------ PROVIDED MATERIAL ------
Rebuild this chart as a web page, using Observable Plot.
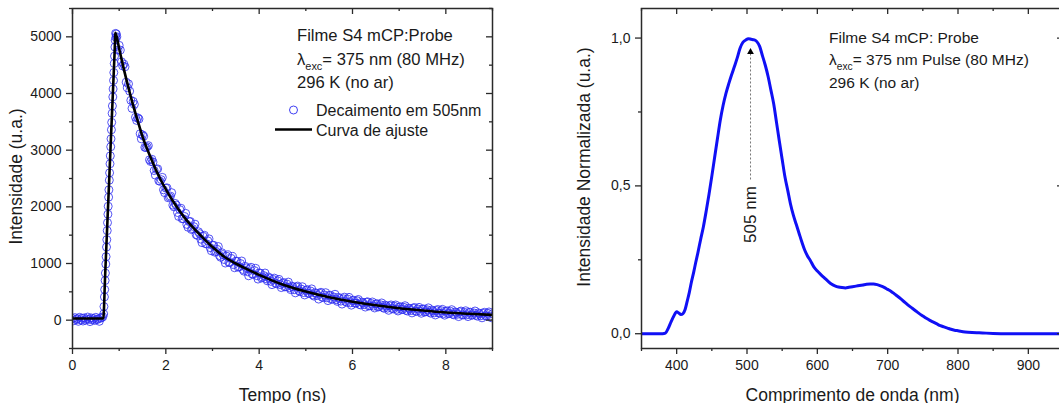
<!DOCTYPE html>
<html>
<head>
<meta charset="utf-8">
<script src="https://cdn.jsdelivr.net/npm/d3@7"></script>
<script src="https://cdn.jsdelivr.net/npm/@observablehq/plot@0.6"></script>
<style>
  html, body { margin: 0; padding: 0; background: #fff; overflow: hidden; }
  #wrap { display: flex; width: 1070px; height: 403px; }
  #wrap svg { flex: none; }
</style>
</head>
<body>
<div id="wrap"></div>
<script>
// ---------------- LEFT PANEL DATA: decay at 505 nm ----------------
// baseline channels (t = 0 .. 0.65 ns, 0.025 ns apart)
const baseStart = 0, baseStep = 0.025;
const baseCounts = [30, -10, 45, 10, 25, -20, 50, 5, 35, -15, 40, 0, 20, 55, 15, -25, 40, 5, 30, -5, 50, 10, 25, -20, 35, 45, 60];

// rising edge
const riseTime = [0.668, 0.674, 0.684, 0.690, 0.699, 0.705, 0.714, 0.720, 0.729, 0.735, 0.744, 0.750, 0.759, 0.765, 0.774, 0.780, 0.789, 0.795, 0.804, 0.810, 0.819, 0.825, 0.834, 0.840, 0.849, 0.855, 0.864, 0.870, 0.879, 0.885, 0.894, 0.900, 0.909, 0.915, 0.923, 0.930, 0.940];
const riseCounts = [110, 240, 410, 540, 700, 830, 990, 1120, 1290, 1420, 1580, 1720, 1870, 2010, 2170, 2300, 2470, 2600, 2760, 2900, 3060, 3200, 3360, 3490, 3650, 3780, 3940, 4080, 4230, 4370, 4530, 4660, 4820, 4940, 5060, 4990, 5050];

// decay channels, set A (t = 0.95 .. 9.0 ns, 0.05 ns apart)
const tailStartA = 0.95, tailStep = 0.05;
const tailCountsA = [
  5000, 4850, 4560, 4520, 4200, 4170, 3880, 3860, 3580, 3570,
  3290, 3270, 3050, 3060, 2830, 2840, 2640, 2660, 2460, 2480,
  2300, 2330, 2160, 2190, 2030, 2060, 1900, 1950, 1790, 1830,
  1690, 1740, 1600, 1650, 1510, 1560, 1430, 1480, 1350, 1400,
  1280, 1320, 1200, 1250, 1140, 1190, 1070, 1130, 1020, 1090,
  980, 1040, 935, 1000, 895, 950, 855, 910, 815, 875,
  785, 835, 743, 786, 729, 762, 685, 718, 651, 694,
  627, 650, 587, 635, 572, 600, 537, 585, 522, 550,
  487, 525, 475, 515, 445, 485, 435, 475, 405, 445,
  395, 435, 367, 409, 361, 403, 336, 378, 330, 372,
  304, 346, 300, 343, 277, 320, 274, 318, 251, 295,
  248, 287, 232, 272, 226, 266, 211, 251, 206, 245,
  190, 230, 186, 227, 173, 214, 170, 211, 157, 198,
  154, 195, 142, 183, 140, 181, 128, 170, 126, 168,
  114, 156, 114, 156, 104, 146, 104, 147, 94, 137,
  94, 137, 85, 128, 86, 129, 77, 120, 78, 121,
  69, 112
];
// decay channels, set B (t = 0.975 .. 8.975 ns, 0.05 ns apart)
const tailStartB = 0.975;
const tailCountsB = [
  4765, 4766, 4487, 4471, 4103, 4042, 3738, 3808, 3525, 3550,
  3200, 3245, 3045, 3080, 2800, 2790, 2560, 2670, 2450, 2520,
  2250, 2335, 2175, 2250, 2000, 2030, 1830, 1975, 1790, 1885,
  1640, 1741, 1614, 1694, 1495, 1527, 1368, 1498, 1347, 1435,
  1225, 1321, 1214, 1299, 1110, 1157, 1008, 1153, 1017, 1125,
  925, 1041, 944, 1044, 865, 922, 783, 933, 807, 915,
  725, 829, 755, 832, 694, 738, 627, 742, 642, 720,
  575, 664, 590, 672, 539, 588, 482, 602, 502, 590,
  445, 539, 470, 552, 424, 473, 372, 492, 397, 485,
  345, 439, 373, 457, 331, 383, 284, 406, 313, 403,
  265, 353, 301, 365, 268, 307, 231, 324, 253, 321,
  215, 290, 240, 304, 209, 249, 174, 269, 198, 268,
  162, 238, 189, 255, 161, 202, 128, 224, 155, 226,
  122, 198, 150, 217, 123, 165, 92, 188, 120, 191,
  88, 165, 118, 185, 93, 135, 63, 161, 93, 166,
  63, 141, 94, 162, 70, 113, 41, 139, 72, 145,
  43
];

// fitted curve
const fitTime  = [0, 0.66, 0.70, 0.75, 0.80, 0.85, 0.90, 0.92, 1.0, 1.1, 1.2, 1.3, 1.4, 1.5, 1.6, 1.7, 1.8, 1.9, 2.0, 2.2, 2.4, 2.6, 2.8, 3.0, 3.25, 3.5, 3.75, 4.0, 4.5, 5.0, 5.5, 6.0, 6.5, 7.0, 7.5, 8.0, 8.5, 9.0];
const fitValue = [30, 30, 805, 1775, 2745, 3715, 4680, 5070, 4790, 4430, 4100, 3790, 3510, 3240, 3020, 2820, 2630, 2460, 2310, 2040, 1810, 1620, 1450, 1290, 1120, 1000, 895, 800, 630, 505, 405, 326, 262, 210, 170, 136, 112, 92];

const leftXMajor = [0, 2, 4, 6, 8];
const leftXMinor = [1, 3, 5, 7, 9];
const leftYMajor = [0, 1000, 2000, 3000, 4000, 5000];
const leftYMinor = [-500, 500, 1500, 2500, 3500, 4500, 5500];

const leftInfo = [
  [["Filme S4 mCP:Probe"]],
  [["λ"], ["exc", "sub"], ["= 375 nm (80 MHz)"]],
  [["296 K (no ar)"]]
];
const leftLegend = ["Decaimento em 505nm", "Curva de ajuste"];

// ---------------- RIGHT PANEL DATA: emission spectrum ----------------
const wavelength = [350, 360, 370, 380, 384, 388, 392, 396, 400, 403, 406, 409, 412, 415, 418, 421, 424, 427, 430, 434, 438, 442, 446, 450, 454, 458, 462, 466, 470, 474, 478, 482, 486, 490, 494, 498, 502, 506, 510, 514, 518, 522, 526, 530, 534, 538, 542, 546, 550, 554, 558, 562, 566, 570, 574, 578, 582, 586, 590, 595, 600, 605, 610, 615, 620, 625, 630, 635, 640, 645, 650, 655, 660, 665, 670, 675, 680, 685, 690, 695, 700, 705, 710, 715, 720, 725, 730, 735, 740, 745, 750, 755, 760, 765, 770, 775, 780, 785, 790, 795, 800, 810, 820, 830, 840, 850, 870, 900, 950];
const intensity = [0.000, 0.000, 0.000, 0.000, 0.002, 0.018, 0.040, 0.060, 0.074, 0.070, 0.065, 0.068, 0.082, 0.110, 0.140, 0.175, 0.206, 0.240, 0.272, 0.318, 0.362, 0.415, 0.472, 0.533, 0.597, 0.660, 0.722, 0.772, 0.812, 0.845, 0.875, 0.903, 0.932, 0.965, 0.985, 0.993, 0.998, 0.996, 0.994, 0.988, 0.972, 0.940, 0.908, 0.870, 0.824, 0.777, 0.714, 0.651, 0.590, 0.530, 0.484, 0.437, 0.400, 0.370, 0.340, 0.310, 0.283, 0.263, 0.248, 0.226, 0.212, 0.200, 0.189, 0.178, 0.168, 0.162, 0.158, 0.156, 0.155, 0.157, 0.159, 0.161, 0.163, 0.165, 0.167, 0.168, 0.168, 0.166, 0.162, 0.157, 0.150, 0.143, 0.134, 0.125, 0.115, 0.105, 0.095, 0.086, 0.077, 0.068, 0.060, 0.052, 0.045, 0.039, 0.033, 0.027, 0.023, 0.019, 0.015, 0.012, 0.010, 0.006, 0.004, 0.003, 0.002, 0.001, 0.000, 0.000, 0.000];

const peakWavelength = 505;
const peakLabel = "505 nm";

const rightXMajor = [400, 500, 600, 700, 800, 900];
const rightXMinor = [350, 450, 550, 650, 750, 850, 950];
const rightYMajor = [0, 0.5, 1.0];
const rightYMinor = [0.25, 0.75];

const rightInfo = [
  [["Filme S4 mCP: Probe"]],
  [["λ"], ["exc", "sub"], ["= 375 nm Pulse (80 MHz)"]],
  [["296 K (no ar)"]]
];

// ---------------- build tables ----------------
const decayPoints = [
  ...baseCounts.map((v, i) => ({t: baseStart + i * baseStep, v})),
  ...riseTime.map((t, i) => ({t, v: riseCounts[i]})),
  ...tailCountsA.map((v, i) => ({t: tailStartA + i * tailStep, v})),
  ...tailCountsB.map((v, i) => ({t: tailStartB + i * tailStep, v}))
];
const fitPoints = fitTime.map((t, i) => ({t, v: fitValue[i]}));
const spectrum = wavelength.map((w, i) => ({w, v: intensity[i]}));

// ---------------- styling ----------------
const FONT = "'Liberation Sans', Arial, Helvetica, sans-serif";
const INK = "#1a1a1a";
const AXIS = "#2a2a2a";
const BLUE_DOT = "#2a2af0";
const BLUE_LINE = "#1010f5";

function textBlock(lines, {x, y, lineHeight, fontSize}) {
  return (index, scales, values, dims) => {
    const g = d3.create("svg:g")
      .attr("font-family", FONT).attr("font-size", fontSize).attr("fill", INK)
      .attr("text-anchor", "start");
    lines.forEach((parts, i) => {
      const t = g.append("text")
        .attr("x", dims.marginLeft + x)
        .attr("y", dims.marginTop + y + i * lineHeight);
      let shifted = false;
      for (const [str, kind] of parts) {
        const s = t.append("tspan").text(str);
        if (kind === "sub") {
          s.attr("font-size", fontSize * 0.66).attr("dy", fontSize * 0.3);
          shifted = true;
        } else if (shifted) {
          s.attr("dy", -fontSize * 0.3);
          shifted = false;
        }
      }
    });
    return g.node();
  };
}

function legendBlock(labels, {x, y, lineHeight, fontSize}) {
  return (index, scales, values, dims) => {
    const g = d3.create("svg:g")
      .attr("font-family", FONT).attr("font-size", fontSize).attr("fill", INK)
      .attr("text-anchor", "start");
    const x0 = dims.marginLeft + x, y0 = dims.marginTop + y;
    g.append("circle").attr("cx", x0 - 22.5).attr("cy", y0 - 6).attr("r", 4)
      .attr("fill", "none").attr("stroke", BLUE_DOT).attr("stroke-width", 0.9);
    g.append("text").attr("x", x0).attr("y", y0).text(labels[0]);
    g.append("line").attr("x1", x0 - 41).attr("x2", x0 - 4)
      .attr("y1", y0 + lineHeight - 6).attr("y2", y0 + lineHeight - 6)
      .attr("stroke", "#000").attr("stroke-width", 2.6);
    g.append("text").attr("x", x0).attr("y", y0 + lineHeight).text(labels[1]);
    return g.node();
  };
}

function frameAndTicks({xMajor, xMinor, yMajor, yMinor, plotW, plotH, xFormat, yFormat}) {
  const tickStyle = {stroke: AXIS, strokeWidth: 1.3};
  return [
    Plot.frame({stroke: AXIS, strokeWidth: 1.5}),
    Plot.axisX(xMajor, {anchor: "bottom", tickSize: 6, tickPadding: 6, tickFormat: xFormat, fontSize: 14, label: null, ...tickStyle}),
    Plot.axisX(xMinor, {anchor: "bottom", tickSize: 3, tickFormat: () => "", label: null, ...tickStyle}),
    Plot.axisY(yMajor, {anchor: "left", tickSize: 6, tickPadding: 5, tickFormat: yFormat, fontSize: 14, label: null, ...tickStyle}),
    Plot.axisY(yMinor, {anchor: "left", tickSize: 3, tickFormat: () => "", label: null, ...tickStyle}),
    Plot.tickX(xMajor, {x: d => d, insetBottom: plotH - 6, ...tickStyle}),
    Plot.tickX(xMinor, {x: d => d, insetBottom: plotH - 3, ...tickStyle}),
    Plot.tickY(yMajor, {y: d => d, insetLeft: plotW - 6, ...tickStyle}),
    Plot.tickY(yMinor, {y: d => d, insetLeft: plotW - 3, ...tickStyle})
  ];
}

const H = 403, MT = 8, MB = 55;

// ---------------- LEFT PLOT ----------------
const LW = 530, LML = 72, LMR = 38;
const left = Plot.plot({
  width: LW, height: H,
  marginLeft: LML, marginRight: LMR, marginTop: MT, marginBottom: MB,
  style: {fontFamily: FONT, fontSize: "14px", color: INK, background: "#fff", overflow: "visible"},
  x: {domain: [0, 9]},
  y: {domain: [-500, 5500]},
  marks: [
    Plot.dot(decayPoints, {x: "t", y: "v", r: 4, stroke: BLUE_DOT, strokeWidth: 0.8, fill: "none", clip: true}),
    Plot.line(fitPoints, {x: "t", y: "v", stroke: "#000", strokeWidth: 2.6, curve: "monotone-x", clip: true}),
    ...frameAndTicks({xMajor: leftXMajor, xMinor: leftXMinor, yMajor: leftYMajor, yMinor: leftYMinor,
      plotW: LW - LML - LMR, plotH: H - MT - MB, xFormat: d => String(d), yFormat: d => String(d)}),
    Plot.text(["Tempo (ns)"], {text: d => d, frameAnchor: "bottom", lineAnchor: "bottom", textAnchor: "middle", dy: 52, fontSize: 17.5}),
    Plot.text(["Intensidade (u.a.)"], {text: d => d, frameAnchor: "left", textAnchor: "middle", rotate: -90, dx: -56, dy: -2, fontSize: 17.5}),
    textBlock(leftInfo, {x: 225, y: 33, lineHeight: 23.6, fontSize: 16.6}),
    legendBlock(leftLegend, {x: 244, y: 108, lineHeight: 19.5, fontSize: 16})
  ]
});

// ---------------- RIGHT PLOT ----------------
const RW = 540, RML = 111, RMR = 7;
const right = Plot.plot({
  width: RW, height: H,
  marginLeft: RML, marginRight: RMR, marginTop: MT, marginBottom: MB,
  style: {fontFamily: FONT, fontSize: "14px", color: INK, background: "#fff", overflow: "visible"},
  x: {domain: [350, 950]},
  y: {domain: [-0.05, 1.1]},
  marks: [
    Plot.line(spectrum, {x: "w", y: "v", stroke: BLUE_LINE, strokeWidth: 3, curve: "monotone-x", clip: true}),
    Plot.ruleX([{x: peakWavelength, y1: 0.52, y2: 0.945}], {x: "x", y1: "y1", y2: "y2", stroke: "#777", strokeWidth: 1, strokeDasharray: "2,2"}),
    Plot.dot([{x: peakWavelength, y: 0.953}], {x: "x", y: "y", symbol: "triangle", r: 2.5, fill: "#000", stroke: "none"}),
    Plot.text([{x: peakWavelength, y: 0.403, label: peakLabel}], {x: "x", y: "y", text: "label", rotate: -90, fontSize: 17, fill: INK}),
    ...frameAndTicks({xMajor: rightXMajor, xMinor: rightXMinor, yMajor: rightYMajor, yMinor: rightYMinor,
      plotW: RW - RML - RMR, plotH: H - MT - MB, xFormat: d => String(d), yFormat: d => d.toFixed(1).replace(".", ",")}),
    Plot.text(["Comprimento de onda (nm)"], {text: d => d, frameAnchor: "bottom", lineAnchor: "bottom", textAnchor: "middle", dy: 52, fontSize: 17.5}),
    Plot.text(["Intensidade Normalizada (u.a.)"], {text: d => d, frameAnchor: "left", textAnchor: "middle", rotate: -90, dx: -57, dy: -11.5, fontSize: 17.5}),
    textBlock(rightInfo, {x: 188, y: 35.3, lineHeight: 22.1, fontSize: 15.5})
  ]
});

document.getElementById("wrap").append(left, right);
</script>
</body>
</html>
------
> [THE TASK]: Pictures are excluded; extract exactly the lines from the start of the data through the line that holds "5060, 4990, 5050];", both ends included.

> [TASK OUTPUT]:
Rebuild this chart as a web page, using Observable Plot.
<!DOCTYPE html>
<html>
<head>
<meta charset="utf-8">
<script src="https://cdn.jsdelivr.net/npm/d3@7"></script>
<script src="https://cdn.jsdelivr.net/npm/@observablehq/plot@0.6"></script>
<style>
  html, body { margin: 0; padding: 0; background: #fff; overflow: hidden; }
  #wrap { display: flex; width: 1070px; height: 403px; }
  #wrap svg { flex: none; }
</style>
</head>
<body>
<div id="wrap"></div>
<script>
// ---------------- LEFT PANEL DATA: decay at 505 nm ----------------
// baseline channels (t = 0 .. 0.65 ns, 0.025 ns apart)
const baseStart = 0, baseStep = 0.025;
const baseCounts = [30, -10, 45, 10, 25, -20, 50, 5, 35, -15, 40, 0, 20, 55, 15, -25, 40, 5, 30, -5, 50, 10, 25, -20, 35, 45, 60];

// rising edge
const riseTime = [0.668, 0.674, 0.684, 0.690, 0.699, 0.705, 0.714, 0.720, 0.729, 0.735, 0.744, 0.750, 0.759, 0.765, 0.774, 0.780, 0.789, 0.795, 0.804, 0.810, 0.819, 0.825, 0.834, 0.840, 0.849, 0.855, 0.864, 0.870, 0.879, 0.885, 0.894, 0.900, 0.909, 0.915, 0.923, 0.930, 0.940];
const riseCounts = [110, 240, 410, 540, 700, 830, 990, 1120, 1290, 1420, 1580, 1720, 1870, 2010, 2170, 2300, 2470, 2600, 2760, 2900, 3060, 3200, 3360, 3490, 3650, 3780, 3940, 4080, 4230, 4370, 4530, 4660, 4820, 4940, 5060, 4990, 5050];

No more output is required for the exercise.